Like most movie-goers, I enjoy watching trailers for upcoming films. How else can you make a two-minute decision on whether a movie is worthy of a trip to the theater, a wait for home video, or an all around SKIP? Yes, movie previews/trailers can be a mixed blessing. Like the ones that don’t just feel the need to tell us what a movie is about, but also feel the need to give away key scenes and plot points (which I promise I won’t do in this review).
Then there are those rare movie campaigns that, ever since the dawn of the Internet, manage to generate lots of interest minus much of a trailer at all. I remember the fervor revolving around CLOVERFIELD which had us giant monster fans going wild over a single image of a trashed Statue of Liberty; inspiring visions of a new Godzilla franchise to dance in our fanboy heads. Or SNAKES ON A PLANE which lit the Internet up with scenes of Samuel L. Jackson at his cocky-best dealing with…uh..snakes on a plane. Okay, not much mystery for that one but the buzz still had unlikely viewers anticipating a cheesy, yet humorous rendition of what they could otherwise watch for free on the Scy Fy Channel.
Now we have V/H/S, another film that garnered a lot of early interest on the social media circuit. At a glance, it appeared to be just another Point of View film (like the aforementioned CLOVERFIELD) which I have personally grown weary of. Regardless, V/H/S had plenty to offer.
This film takes the POV genre and cleverly ties it in with one of horror’s rarest features; the anthology film. It opens with a group of punks who enjoy getting together and videotaping themselves vandalizing property and assaulting women. Though revealed that their nasty footage ends up anonymously online, their main objective is just to have some raucous/illegal fun. Somehow, despite their anonymity, they are hired by someone who admires their work to break into an old man’s house and steal a VHS tape. Given no description, they are simply told that they’ll “know it’s the right one when they see it.”
Their illegal entry gains them access to an old, dark house and its (apparently) dead owner.

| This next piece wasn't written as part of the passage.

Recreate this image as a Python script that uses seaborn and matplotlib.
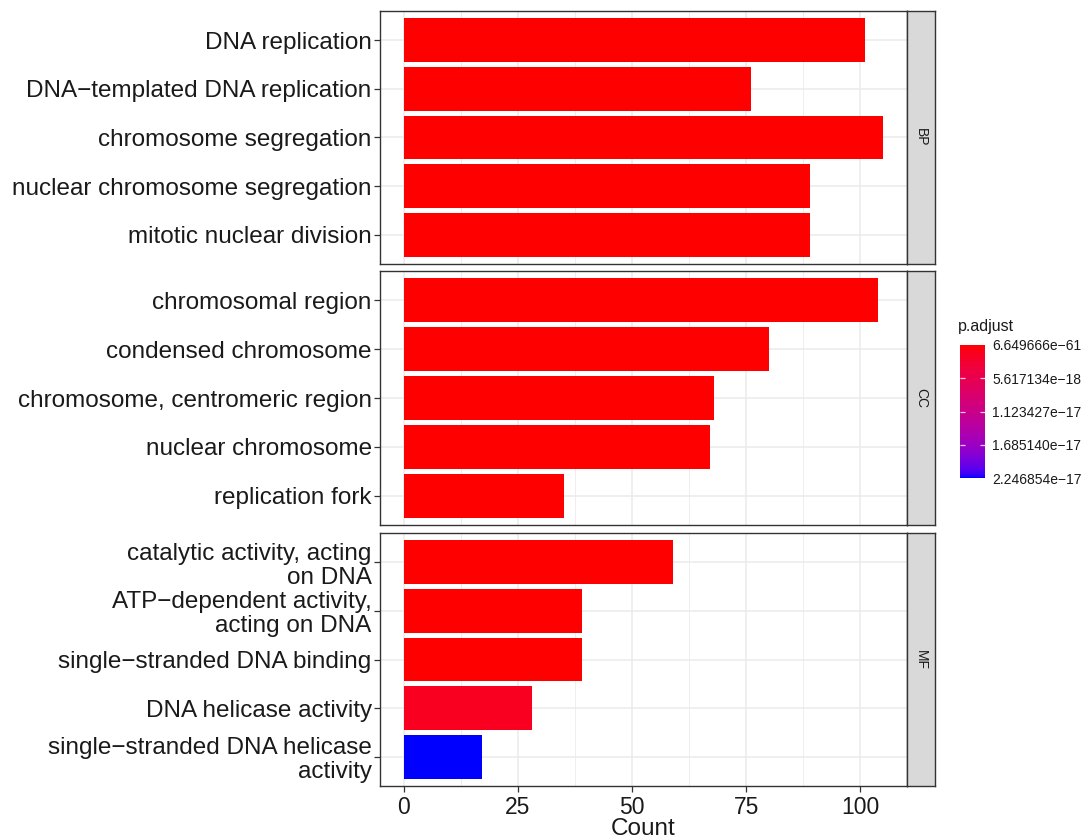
import numpy as np
import pandas as pd
import matplotlib
matplotlib.use("Agg")
import matplotlib.pyplot as plt
import matplotlib.colors as mcolors
import seaborn as sns

# ---------------- data ----------------
bp_terms = ["DNA replication", "DNA\u2212templated DNA replication", "chromosome segregation",
            "nuclear chromosome segregation", "mitotic nuclear division"]
bp_counts = [101, 76, 105, 89, 89]
bp_padj = [3.2e-45, 1.1e-40, 6.649666e-61, 2.5e-50, 4.1e-48]

cc_terms = ["chromosomal region", "condensed chromosome", "chromosome, centromeric region",
            "nuclear chromosome", "replication fork"]
cc_counts = [104, 80, 68, 67, 35]
cc_padj = [1.9e-55, 7.3e-42, 2.2e-33, 5.6e-25, 3.4e-26]

mf_terms = ["catalytic activity, acting\non DNA", "ATP\u2212dependent activity,\nacting on DNA",
            "single\u2212stranded DNA binding", "DNA helicase activity",
            "single\u2212stranded DNA helicase\nactivity"]
mf_counts = [59, 39, 39, 28, 17]
mf_padj = [8.1e-28, 4.4e-20, 2.7e-22, 1.6e-18, 2.246854e-17]

ontologies = ["BP", "CC", "MF"]
legend_breaks = [6.649666e-61, 5.617134e-18, 1.123427e-17, 1.685140e-17, 2.246854e-17]
legend_labels = ["6.649666e\u221261", "5.617134e\u221218", "1.123427e\u221217",
                 "1.685140e\u221217", "2.246854e\u221217"]
x_ticks = [0, 25, 50, 75, 100]

# ---------------- colour scale (Lab interpolation red -> blue) ----------------
def srgb_to_lab(rgb):
    rgb = np.asarray(rgb, float)
    lin = np.where(rgb <= 0.04045, rgb / 12.92, ((rgb + 0.055) / 1.055) ** 2.4)
    M = np.array([[0.4124564, 0.3575761, 0.1804375],
                  [0.2126729, 0.7151522, 0.0721750],
                  [0.0193339, 0.1191920, 0.9503041]])
    xyz = M @ lin
    wp = np.array([0.95047, 1.0, 1.08883])
    t = xyz / wp
    f = np.where(t > (6 / 29) ** 3, np.cbrt(t), t / (3 * (6 / 29) ** 2) + 4 / 29)
    return np.array([116 * f[1] - 16, 500 * (f[0] - f[1]), 200 * (f[1] - f[2])])

def lab_to_srgb(lab):
    L, a, b = lab
    fy = (L + 16) / 116
    fx = fy + a / 500
    fz = fy - b / 200
    def finv(f):
        return np.where(f > 6 / 29, f ** 3, 3 * (6 / 29) ** 2 * (f - 4 / 29))
    wp = np.array([0.95047, 1.0, 1.08883])
    xyz = np.array([finv(fx), finv(fy), finv(fz)]) * wp
    Minv = np.array([[3.2404542, -1.5371385, -0.4985314],
                     [-0.9692660, 1.8760108, 0.0415560],
                     [0.0556434, -0.2040259, 1.0572252]])
    lin = Minv @ xyz
    lin = np.clip(lin, 0, 1)
    rgb = np.where(lin <= 0.0031308, 12.92 * lin, 1.055 * lin ** (1 / 2.4) - 0.055)
    return np.clip(rgb, 0, 1)

lab_lo = srgb_to_lab([1, 0, 0])
lab_hi = srgb_to_lab([0, 0, 1])
cols = [lab_to_srgb(lab_lo + (lab_hi - lab_lo) * t) for t in np.linspace(0, 1, 256)]
cmap = mcolors.ListedColormap(cols)
norm = mcolors.Normalize(vmin=legend_breaks[0], vmax=legend_breaks[-1])

# ---------------- figure ----------------
sns.set_style("white")
plt.rcParams["font.family"] = ["Liberation Sans", "DejaVu Sans"]

W, H = 1086, 840
fig = plt.figure(figsize=(W / 100, H / 100), dpi=100)

px = lambda x: x / W
py = lambda y: 1 - y / H

left, right = 380, 907
strip_r = 935
panels = [(11, 264), (271, 525), (533, 786)]
dark = "#333333"
txt = "#1A1A1A"

groups = [(bp_terms, bp_counts, bp_padj), (cc_terms, cc_counts, cc_padj),
          (mf_terms, mf_counts, mf_padj)]

xmax = max(bp_counts + cc_counts + mf_counts)
xlim = (-0.05 * xmax, 1.05 * xmax)

axes = []
for i, ((terms, counts, padj), (t0, t1)) in enumerate(zip(groups, panels)):
    ax = fig.add_axes([px(left), py(t1), px(right - left), (t1 - t0) / H])
    df = pd.DataFrame({"Description": terms, "Count": counts, "p.adjust": padj})
    pal = {d: cmap(norm(p)) for d, p in zip(terms, padj)}
    sns.barplot(data=df, x="Count", y="Description", hue="Description", palette=pal,
                order=terms, hue_order=terms, orient="h", width=0.9, legend=False,
                linewidth=0, saturation=1, ax=ax)
    ax.set_xlim(*xlim)
    ax.set_ylim(len(terms) - 1 + 0.6, -0.6)
    ax.set_axisbelow(True)
    ax.set_xticks(x_ticks)
    ax.set_xticks([12.5, 37.5, 62.5, 87.5], minor=True)
    ax.grid(True, which="major", color="#EBEBEB", linewidth=1.1)
    ax.grid(True, which="minor", axis="x", color="#EBEBEB", linewidth=0.6)
    for s in ax.spines.values():
        s.set_color(dark)
        s.set_linewidth(1.0)
        s.set_visible(True)
    ax.set_ylabel("")
    ax.set_xlabel("")
    ax.tick_params(axis="y", which="major", length=4, width=0.9, color=dark,
                   labelsize=17.5, labelcolor=txt, pad=2, left=True)
    for lab in ax.get_yticklabels():
        lab.set_linespacing(1.12)
    if i < 2:
        ax.tick_params(axis="x", which="both", bottom=False, labelbottom=False)
    else:
        ax.tick_params(axis="x", which="major", length=4, width=0.9, color=dark,
                       labelsize=16.5, labelcolor=txt, pad=3.5, bottom=True)
        ax.tick_params(axis="x", which="minor", length=0)
        ax.set_xlabel("Count", fontsize=17.5, color=txt, labelpad=-1)
    axes.append(ax)

    # facet strip
    sax = fig.add_axes([px(right), py(t1), px(strip_r - right), (t1 - t0) / H])
    sax.set_facecolor("#D9D9D9")
    sax.set_xticks([])
    sax.set_yticks([])
    for s in sax.spines.values():
        s.set_color(dark)
        s.set_linewidth(1.0)
    sax.text(0.5, 0.5, ontologies[i], rotation=-90, ha="center", va="center",
             fontsize=10, color=txt, transform=sax.transAxes)

# ---------------- colour bar legend ----------------
cax = fig.add_axes([px(960), py(478), px(25), 133 / H])
sm = matplotlib.cm.ScalarMappable(norm=norm, cmap=cmap)
cb = fig.colorbar(sm, cax=cax)
cb.outline.set_visible(False)
cb.set_ticks(legend_breaks)
cb.set_ticklabels(legend_labels)
cax.tick_params(length=0, labelsize=10, labelcolor=txt, pad=5)
ylo, yhi = cax.get_ylim()
xlo, xhi = cax.get_xlim()
for v in legend_breaks[1:-1]:
    cax.hlines(v, xlo, xlo + 0.2 * (xhi - xlo), colors="white", linewidth=0.9, alpha=0.8)
    cax.hlines(v, xhi - 0.2 * (xhi - xlo), xhi, colors="white", linewidth=0.9, alpha=0.8)
cax.set_xlim(xlo, xhi)
cax.set_ylim(yhi, ylo)
fig.text(px(958), py(327), "p.adjust", fontsize=11.5, color=txt, ha="left", va="center")

fig.savefig("out.png", dpi=100, facecolor="white")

The old man is seated lifeless in front of a slew of TV monitors and an old VHS player. While the group splits up (which horror fans know is always the best thing to do in such circumstances) searching the house, each takes his turn checking the tape already sitting in the player a.k.a. America’s most Frightening Home Videos!
Five gruesome tales are revealed, each completely unique. The first short, “Amateur Night” deals with three friends who purchase a pair of “spy” glasses intent on recording their escapades with women. They head to a local club and pick a pair of random gals – one of which stares wide-eyes and mutters barely intelligible sentences. No matter, it wasn’t her conversation the boys were looking for anyway, as she joins them for a private party in their hotel room. Unfortunately, things don’t end up quite the way they anticipated and she is much more than what she appears. This tale, right off the bat, takes the POV genre to new graphic heights (or lows depending on your own POV) with plenty of blood and nudity; not something most films in this category show.
“Second Honeymoon” is also the second story, depicting a happy vacationing couple that find themselves at the peril of an unwanted motel visitor. This one sort of reminded me of THE STRANGERS but with an even more diabolical twist! One theme all of these shorts seem to share is that things (and people) are not always what they appear to be.
“Tuesday the 17th” features a group of young people heading over to the woods for a good time. It’s far from the ideal choice for recreation as this locale has some bad history and an even darker secret. I give this short a lot of props for taking a familiar and worn out horror theme and giving it a fresh twist.
Skyping was bound to turn sinister and the fourth short in this picture, “The Sick Thing That Happened to Emily When She Was Younger,” does it with panache. Emily is having a rough time in her new apartment with strange sightings she can only interpret as ghosts and an unusual physical ailments. Thankfully, she has her dutiful pre-med boyfriend to chat with online and help her make sense of things!
The final story, “10/31/98,” shows a group of young guys headed to a Halloween party. They arrive at a seemingly empty house while assuming that some of the unusual happenings that immediately take place are all part of festivities. They soon discover that this place is anything but a fun house as they desperately try and escape.
While this film isn’t for everyone, I did enjoy it. This despite the fact that I’m really sick of POV films (sorry folks, there will be no upcoming review of the new PARANORMAL ACTIVITY 4 as I’d rather drink bleach than go see it). Movies depicting “found footage” usually have abrupt endings which don’t always sit well with folks once, let alone six times, but that’s the nature of the beast. As with most entries in this genre, viewers who suffer from motion sickness will absolutely be wise to take their Dramamine before buying their ticket. Aside from that, this one does a great job of taking a tired film technique and giving a fresh coat of blood, red paint.